Hi. I was working with AGS
I made a simple room using 1 point perspective. But them i found out that the character looked too small when near the bottom of the room.
So I used scaling on the walkable area, but I didn't like the smooth sprite, it looks out of place, I tried using DirectDraw5 but the scaling doesn't look good either.

I just wondering how you people draw a room that doesn't need to be used scaling on the character and not be a total side view with small walkable area.

o/

Mr Flibble

A lot of it depends on the perspective you draw your characters from, but what I've been doing to avoid this problem is make the very foreground of rooms inaccessible, keeping the player in a fairly large walking area, but with the illusion that if they walked towards the screen, they'd scale up.

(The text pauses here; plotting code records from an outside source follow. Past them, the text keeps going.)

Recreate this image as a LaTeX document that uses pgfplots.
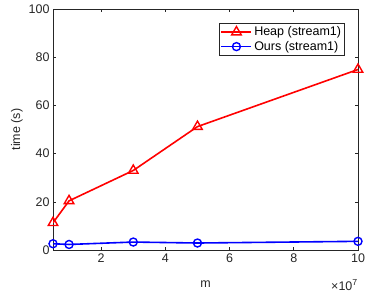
\documentclass[border=0pt]{standalone}
\usepackage{fontspec}
\setmainfont{Liberation Sans}
\usepackage{pgfplots}
\pgfplotsset{compat=1.18}
\definecolor{axgray}{gray}{0.15}
\begin{document}
\begin{tikzpicture}
\begin{axis}[name=ax, scale only axis, width=305pt, height=241pt,
  xmin=0.5, xmax=10, ymin=0, ymax=100,
  xtick={2,4,6,8,10}, ytick={0,20,40,60,80,100},
  tick align=inside, major tick length=3pt,
  axis line style={axgray, line width=0.6pt},
  every tick/.style={axgray, line width=0.6pt},
  tick label style={font=\fontsize{12.5}{15}\selectfont, text=axgray},
  /pgf/number format/assume math mode=true,
  xlabel={m}, ylabel={time (s)},
  label style={font=\fontsize{12.5}{15}\selectfont, text=axgray},
  xlabel style={at={(axis description cs:0.5,-0.143)}, anchor=center},
  ylabel style={at={(axis description cs:-0.118,0.5)}, anchor=center},
  legend style={at={(0.957,0.942)}, anchor=north east, draw=axgray, line width=0.6pt,
    font=\fontsize{12.5}{15}\selectfont, inner sep=1.5pt, row sep=0pt},
  legend cell align=left,
  legend image code/.code={\draw[mark repeat=2, mark phase=2, #1] plot coordinates {(0pt,0pt) (15pt,0pt) (30pt,0pt)};},
]
\addplot[red, line width=1.6pt, mark=triangle, mark size=5.5pt, mark options={line width=1.4pt, fill=none}] coordinates {
  (0.5,11.3) (1,20.4) (3,33.0) (5,51.2) (10,74.9)};
\addlegendentry{Heap (stream1)}
\addplot[blue, line width=1.6pt, mark=o, mark size=4pt, mark options={line width=1.4pt}] coordinates {
  (0.5,2.6) (1,2.3) (3,3.3) (5,2.9) (10,3.6)};
\addlegendentry{Ours (stream1)}
\end{axis}
\node[anchor=east, text=axgray, font=\fontsize{12.5}{15}\selectfont, inner sep=0pt] at ([yshift=-35pt]ax.south east) {×10\textsuperscript{7}};
\pgfresetboundingbox
\path[use as bounding box] ([shift={(-53pt,-45pt)}]ax.south west) rectangle ([shift={(9pt,9pt)}]ax.north east);
\end{tikzpicture}
\end{document}
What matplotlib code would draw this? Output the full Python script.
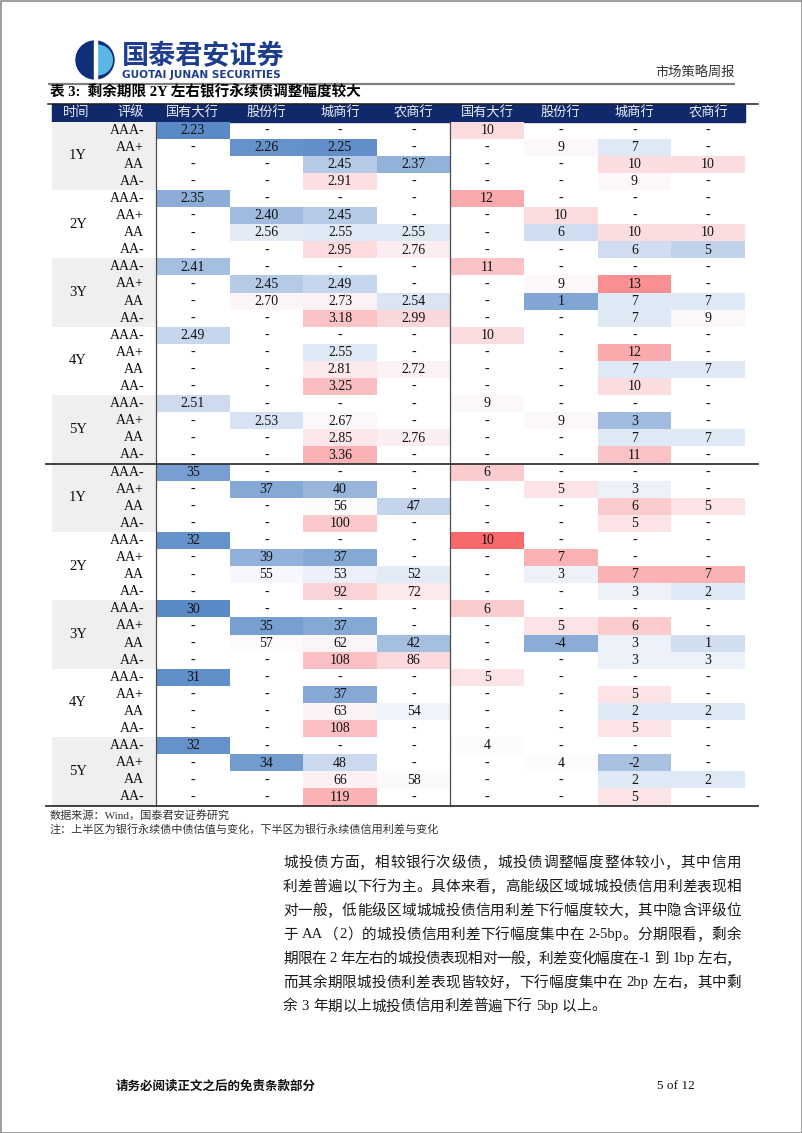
import matplotlib
matplotlib.use('Agg')
import matplotlib.pyplot as plt
from matplotlib.patches import Rectangle, Circle, Wedge
from matplotlib.colors import LinearSegmentedColormap, TwoSlopeNorm

# ---------------- data ----------------
tenors = ['1Y', '2Y', '3Y', '4Y', '5Y']
ratings = ['AAA-', 'AA+', 'AA', 'AA-']
bank_types = ['国有大行', '股份行', '城商行', '农商行']
header_labels = ['时间', '评级'] + bank_types + bank_types
N = None

# upper half: ChinaBond valuation (%) and change (bp)
valuation = [
    [2.23, N, N, N], [N, 2.26, 2.25, N], [N, N, 2.45, 2.37], [N, N, 2.91, N],
    [2.35, N, N, N], [N, 2.40, 2.45, N], [N, 2.56, 2.55, 2.55], [N, N, 2.95, 2.76],
    [2.41, N, N, N], [N, 2.45, 2.49, N], [N, 2.70, 2.73, 2.54], [N, N, 3.18, 2.99],
    [2.49, N, N, N], [N, N, 2.55, N], [N, N, 2.81, 2.72], [N, N, 3.25, N],
    [2.51, N, N, N], [N, 2.53, 2.67, N], [N, N, 2.85, 2.76], [N, N, 3.36, N],
]
valuation_chg = [
    [10, N, N, N], [N, 9, 7, N], [N, N, 10, 10], [N, N, 9, N],
    [12, N, N, N], [N, 10, N, N], [N, 6, 10, 10], [N, N, 6, 5],
    [11, N, N, N], [N, 9, 13, N], [N, 1, 7, 7], [N, N, 7, 9],
    [10, N, N, N], [N, N, 12, N], [N, N, 7, 7], [N, N, 10, N],
    [9, N, N, N], [N, 9, 3, N], [N, N, 7, 7], [N, N, 11, N],
]
# lower half: credit spread (bp) and change (bp)
spread = [
    [35, N, N, N], [N, 37, 40, N], [N, N, 56, 47], [N, N, 100, N],
    [32, N, N, N], [N, 39, 37, N], [N, 55, 53, 52], [N, N, 92, 72],
    [30, N, N, N], [N, 35, 37, N], [N, 57, 62, 42], [N, N, 108, 86],
    [31, N, N, N], [N, N, 37, N], [N, N, 63, 54], [N, N, 108, N],
    [32, N, N, N], [N, 34, 48, N], [N, N, 66, 58], [N, N, 119, N],
]
spread_chg = [
    [6, N, N, N], [N, 5, 3, N], [N, N, 6, 5], [N, N, 5, N],
    [10, N, N, N], [N, 7, N, N], [N, 3, 7, 7], [N, N, 3, 2],
    [6, N, N, N], [N, 5, 6, N], [N, -4, 3, 1], [N, N, 3, 3],
    [5, N, N, N], [N, N, 5, N], [N, N, 2, 2], [N, N, 5, N],
    [4, N, N, N], [N, 4, -2, N], [N, N, 2, 2], [N, N, 5, N],
]

title = '表 3:  剩余期限 2Y 左右银行永续债调整幅度较大'
source_note = '数据来源：Wind，国泰君安证券研究'
note = '注：上半区为银行永续债中债估值与变化，下半区为银行永续债信用利差与变化'
body_lines = [
    '城投债方面，相较银行次级债，城投债调整幅度整体较小，其中信用',
    '利差普遍以下行为主。具体来看，高能级区域城城投债信用利差表现相',
    '对一般，低能级区域城城投债信用利差下行幅度较大，其中隐含评级位',
    '于 AA（2）的城投债信用利差下行幅度集中在 2-5bp。分期限看，剩余',
    '期限在 2 年左右的城投债表现相对一般，利差变化幅度在-1 到 1bp 左右，',
    '而其余期限城投债利差表现皆较好，下行幅度集中在 2bp 左右，其中剩',
    '余 3 年期以上城投债信用利差普遍下行 5bp 以上。',
]

# ---------------- style ----------------
CJK = 'Noto Sans CJK SC'
SERIF = 'Liberation Serif'
MIX = [SERIF, CJK]
NAVY = '#10296B'
cmap = LinearSegmentedColormap.from_list('excel3', ['#5A8AC6', '#FCFCFF', '#F8696B'])
norms = [
    TwoSlopeNorm(vmin=2.23, vcenter=2.62, vmax=4.1),
    TwoSlopeNorm(vmin=-1.5, vcenter=8.8, vmax=14.5),
    TwoSlopeNorm(vmin=30, vcenter=56, vmax=182),
    TwoSlopeNorm(vmin=-7.5, vcenter=4, vmax=10),
]

fig = plt.figure(figsize=(8.02, 11.33), dpi=100)
ax = fig.add_axes([0, 0, 1, 1])
ax.set_xlim(0, 802)
ax.set_ylim(1133, 0)
ax.axis('off')

# page border
ax.add_patch(Rectangle((0.5, 0.5), 801, 1132, fill=False, edgecolor='#8C8C8C', lw=1.2))

# ---------------- logo / page header ----------------
cx, cy, R = 95, 60, 19
ax.add_patch(Circle((cx, cy), R, color='#0E2F7A'))
ax.add_patch(Wedge((cx + 2.5, cy), R * 0.78, -90, 90, color='#5BB8E6'))
ax.add_patch(Rectangle((cx - 1.2, cy - R - 1), 3.2, 2 * R + 2, color='white'))
ax.text(122, 56, '国泰君安证券', family=CJK, fontsize=19.5, fontweight='bold',
        color='#1E3D8F', ha='left', va='center')
ax.text(122.5, 74.5, 'GUOTAI JUNAN SECURITIES', family='DejaVu Sans', fontsize=7.6,
        fontweight='bold', color='#1E3D8F', ha='left', va='center')
ax.text(735, 72, '市场策略周报', family=CJK, fontsize=9.5, color='#333333',
        ha='right', va='center')
ax.plot([48, 735], [83.5, 83.5], color='#808080', lw=1.6, solid_capstyle='butt')

# title
ax.text(50, 92.5, title, family=MIX, fontsize=10.5, fontweight='bold', color='black',
        ha='left', va='center')
ax.plot([48, 758], [103.5, 103.5], color='#222222', lw=1.1)

# ---------------- table ----------------
x_left = 52
cw = 73.6
x0 = 156
y_head = 104
row_h = 17.1
y0 = 121.5
n_rows = 40

# header band
ax.add_patch(Rectangle((x_left, y_head), x0 + 8 * cw - x_left, y0 - y_head, color=NAVY))
head_centers = [76, 131] + [x0 + (k + 0.5) * cw for k in range(8)]
for xc, lab in zip(head_centers, header_labels):
    ax.text(xc, (y_head + y0) / 2, lab, family=CJK, fontsize=9.5, color='#E8ECF5',
            ha='center', va='center')

blocks = [(valuation, valuation_chg, 0), (spread, spread_chg, 20)]
for half, (left_vals, right_vals, r_off) in enumerate(blocks):
    for ti, ten in enumerate(tenors):
        yb = y0 + (r_off + ti * 4) * row_h
        if ti % 2 == 0:
            ax.add_patch(Rectangle((x_left, yb), x0 - x_left, 4 * row_h, color='#EFEFEF', lw=0))
        ax.text(78, yb + 2 * row_h, ten, family=SERIF, fontsize=10.5, color='#111111',
                ha='center', va='center')
        for ri, rat in enumerate(ratings):
            ax.text(144, yb + (ri + 0.5) * row_h, rat, family=SERIF, fontsize=10,
                    color='#111111', ha='right', va='center')
    for side, data in enumerate([left_vals, right_vals]):
        norm = norms[half * 2 + side]
        for r, row in enumerate(data):
            yr = y0 + (r_off + r) * row_h
            for c, v in enumerate(row):
                xc = x0 + (side * 4 + c) * cw
                if v is None:
                    txt = '-'
                else:
                    ax.add_patch(Rectangle((xc, yr), cw, row_h, facecolor=cmap(norm(v)),
                                           edgecolor='none'))
                    txt = f'{v:.2f}' if (half == 0 and side == 0) else f'{v:d}'
                ax.text(xc + cw / 2, yr + row_h / 2 + 0.3, txt, family=SERIF, fontsize=10,
                        color='#111111', ha='center', va='center')

y_end = y0 + n_rows * row_h
ax.plot([x0, x0], [y0, y_end], color='#4D4D4D', lw=0.9)
ax.plot([x0 + 4 * cw, x0 + 4 * cw], [y0, y_end], color='#4D4D4D', lw=0.9)
ax.plot([46, 758], [y0 + 20 * row_h, y0 + 20 * row_h], color='#333333', lw=1.3)
ax.plot([46, 758], [y_end + 0.5, y_end + 0.5], color='#333333', lw=1.3)

ax.text(50, 815.5, source_note, family=MIX, fontsize=8, color='#333333', ha='left', va='center')
ax.text(50, 829.5, note, family=MIX, fontsize=8, color='#333333', ha='left', va='center')

# ---------------- body paragraph (justified) ----------------
fig.canvas.draw()
renderer = fig.canvas.get_renderer()
BODY_SIZE = 10.5
em = BODY_SIZE * 100 / 72.0
SPACE_W = 3.5


def tokenize(line):
    toks = []
    buf = ''
    for ch in line:
        if ord(ch) < 128:
            if ch == ' ':
                if buf:
                    toks.append(buf)
                    buf = ''
                toks.append(' ')
            else:
                buf += ch
        else:
            if buf:
                toks.append(buf)
                buf = ''
            toks.append(ch)
    if buf:
        toks.append(buf)
    return toks


def ascii_width(s):
    t = ax.text(0, 0, s, family=SERIF, fontsize=BODY_SIZE)
    w = t.get_window_extent(renderer).width
    t.remove()
    return w


def draw_line(line, xa, xb, y, justify):
    toks = tokenize(line)
    widths = []
    for tk in toks:
        if tk == ' ':
            widths.append(SPACE_W)
        elif ord(tk[0]) < 128:
            widths.append(ascii_width(tk) + 1.0)
        else:
            widths.append(em)
    n_gap = sum(1 for tk in toks if tk != ' ') - 1
    total = sum(widths)
    gap = (xb - xa - total) / n_gap if (justify and n_gap > 0) else 0.0
    x = xa
    for tk, w in zip(toks, widths):
        if tk == ' ':
            x += w
            continue
        if ord(tk[0]) < 128:
            ax.text(x + 0.5, y, tk, family=SERIF, fontsize=BODY_SIZE, color='#1A1A1A',
                    ha='left', va='center')
        else:
            ax.text(x + em / 2, y, tk, family=CJK, fontsize=BODY_SIZE, color='#1A1A1A',
                    ha='center', va='center')
        x += w + gap


for i, line in enumerate(body_lines):
    draw_line(line, 283, 741, 863 + i * 23.9, justify=(i < len(body_lines) - 1))

# ---------------- footer ----------------
ax.text(116, 1086, '请务必阅读正文之后的免责条款部分', family=CJK, fontsize=9,
        fontweight='bold', color='#111111', ha='left', va='center')
ax.text(695, 1086, '5 of 12', family=SERIF, fontsize=9.5, color='#111111',
        ha='right', va='center')

fig.savefig('out.png', dpi=100)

Obviously, they can't walk far enough to scale up.

If you look at the old Lucasarts games which had the SCUMM interface on the screen all the time, they're accidentally doing the same thing.
Ah! There is no emoticon for what I'm feeling!

Ryan Timothy B

One way is to fake perspective so it looks 'realistic' enough, but this can be quite difficult for people who don't have a full grasp on perspective.

Another solution is to not show the ceiling. Showing the ceiling will give you that great jump in depth from foreground to background.

Another solution (which i use) is to draw with a two point perspective. You have to work with a very large canvas and have the two vanishing points very far off to the left and right side of the canvas.
Take a look at this Monkey Island screenshot with Otus in prison: http://koti.welho.com/khavulin/pics/monkey1.PNG
There is obviously still a jump from the back corner to the left side of the image, but not enough to actually notice it while playing.

The other solution which can be combined with all of these, is to prevent the character from walking close to the background walls.  If Guybrush could walk right up tight to that very back corner, you'd notice a small distance above his head to the ceiling.  Then it would make it more noticeable when he goes to the sides of the image.

Those are just my two cents on the matter since I refuse to use scaling cause it looks very odd. :P

Theme

scaling is very odd indeed, at least in lowres, I dunno in highres. Thanksfor the tips. for drawing should be ok.
But for pre rendered 3D images I guess it would need the camera to be put on a ortographic view.
o/

RickJ

I have always found that scaling down looks much better than scaling up.   At the beginning of the design process I identify a typical small room and set a pixel scale at the front most walkable area.  This point could for example be 40px/foot.   I then draw my characters to that scale.   If I want a character that is six foot tall then he is drawn at a height of 240px.  You can choose any scaling that you think works best for your game.

I think most people don't take so much trouble and just wing it.

Jared

I'm on a project at the moment that uses broadly the method RickJ describes - the full scale view of the main character takes up over half the screen and is only used in a handful of scenes, but scales down quite neatly thanks to clear colours and neat outlining. We do have another set of sprites to use for roughly one/third scale and lower because at that point things do get a bit pixellated.

I have to say it's pretty effective.